Under the direction of top officials in the CCP’s Office of Overseas Propaganda, China has established a network of 50 so-called Confucius Institutes at American educational institutions. In 2009, Li Changchun, then head of agitprop for the CCP, called these outposts “an important part of China’s overseas propaganda set-up.” Their M.O. is simple: China gives American host institutions cash, and CCP operatives get to teach a distorted, regime-friendly history of the Chinese state to American students. Meanwhile, those same operatives get to live in close proximity to all the resources of our modern research universities, and to important inside information about the sensitive, and often taxpayer-funded, activities of our brightest minds.

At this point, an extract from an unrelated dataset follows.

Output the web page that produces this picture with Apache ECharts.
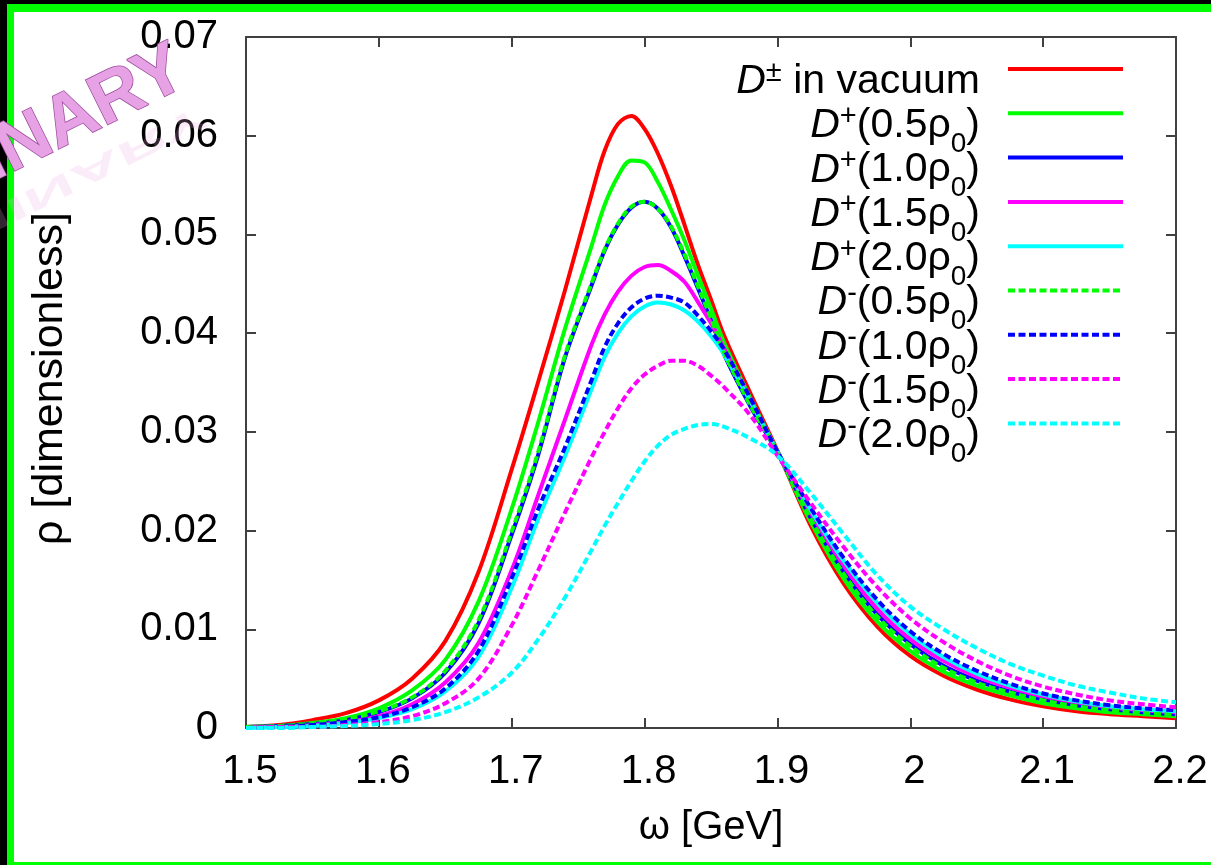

American institutions of higher education are not the only targets of the CCP’s influence, however. While Confucius Institutes are often headquartered on university campuses, their reach extends to every level of education. By offering Chinese teachers to schools around the country, the CCP has successfully built a series of ‘Confucius Classrooms’ at many K–12 schools around the country. For thousands of American schoolchildren today, the first exposure to China comes from carefully selected Communist apparatchiks.

This is the threat that our nation faces today: An attack on truth. An attack on our institutions. An attack on our children. An attack on our way of life.

America must wake up to this threat. That is why we are grateful to have led the public charge to expel the malign influence of Confucius Institutes from our state. On February 19, the University of South Carolina’s Board of Trustees ratified President Robert L. Caslen’s decision to close the school’s resident Confucius Institute. In addition, the university is taking critical steps to provide greater transparency about its dealings with foreign countries and partners. We welcome these developments and hope that Presbyterian College, which houses South Carolina’s other Confucius Institute, will follow Caslen’s lead.

Still, the war against Communist propaganda will not be won simply by closing America’s Confucius Institutes. It demands a widespread awareness of and defense against foreign efforts to influence and undermine us.

Awareness requires transparency, which means shining a light on foreign influence wherever and however it is exerted. It also requires leadership at every level, from your local school board to the Oval Office — and President Joe Biden’s “business as usual” approach to China just won’t cut it. As one of his first acts in office, President Biden revoked rules proposed by President Trump that would have put pressure on American universities to disclose their foreign ties and funding. We suggest that Biden consult with his nominee for director of the CIA, William Burns, who just last month testified in his Senate confirmation hearings that Confucius Institutes were “a genuine risk” to U.S. security, and said that if he were the president of a university or college that hosted a Confucius Institute, he would shut it down.

FBI director Christopher Wray has warned that the CCP “believes it is in a generational fight to surpass our country in economic and technological leadership.” Most of us have only known a world in which our nation is without peer. But that world is a privilege, not a birthright, and unless we face up to the challenge of Xi Jinping’s Communist regime, our children will learn the hard way what the alternative is like. Those of us lucky enough to serve in Congress must work to mandate the transparent disclosure of foreign influence in our educational institutions, hold the CCP accountable for intellectual-property theft and unfair trading practices, and protect American interests.